Un autre exemple plus près de chez nous est le projet géoLAGON, pensé par le promoteur Louis Massicotte. Ce projet, inspiré des bains thermaux islandais, vise à bâtir d’ici 2027, à quatre endroits au Québec, un village de chalets autour d’un vaste bassin d’eau maintenu à 38˚C à l’année. Les villages seraient supposément carboneutres, alimentés par l’énergie solaire et la géothermie. Sur la première page du site internet du projet, on est invité à aller lire plus de 200 articles rédigés sur le sujet. Pourtant, on remarque assez vite que ce sont des articles uniquement en faveur du projet, et que si on cherche par soi-même, on trouve beaucoup plus d’opinions nuancées. Le Rapport d’analyse systémique de durabilité du projet géoLAGON, effectué par la Réserve de la biosphère de Charlevoix (RBC), met en lumière plusieurs défis peu raisonnables et des dangers de contamination de nappes phréatiques et des milieux humides par les infrastructures. « Sur papier, c’est un projet novateur estime Jean Landry, directeur de l’OBV [Organisme de bassins versants, ndlr] Charlevoix-Montmorency », rapporte un article du Charlevoisien. Il reste à voir si le projet atteindra ses objectifs quelque peu utopiques sur le terrain.

Qu’est-ce qui motive tous ces projets de grande envergure ? Est-ce simplement la bienveillance humaine ? C’est facile d’en douter, car il ne faut pas passer plus de cinq minutes à lire les nouvelles pour voir que notre société a déjà mille et une choses à régler avant de penser à de nouvelles villes et aux autres installations du futur. Peut-être que ces projets ont comme vision que notre société actuelle est irréparable, donc qu’il faut recommencer à zéro.
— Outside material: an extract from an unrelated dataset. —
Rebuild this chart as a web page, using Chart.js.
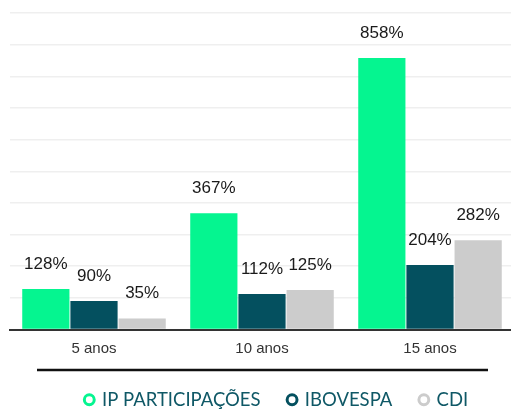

Même là, ils ne s’attaquent pas au cœur des problèmes systémiques, comme la pauvreté ou la surconsommation, qui ont façonné la société inégale et la crise climatique qui existent aujourd’hui. Au contraire, ces projets ont une motivation économique, perpétuant la cupidité et l’égocentrisme, qui détournent les efforts nécessaires pour améliorer les institutions qui existent déjà. Au lieu de recommencer à neuf et de négliger les enjeux présents devant nos yeux, concentrons-nous plutôt à les régler à la source. La planète, pour être protégée, n’a pas besoin d’être encore plus recouverte de béton qu’elle ne l’est déjà.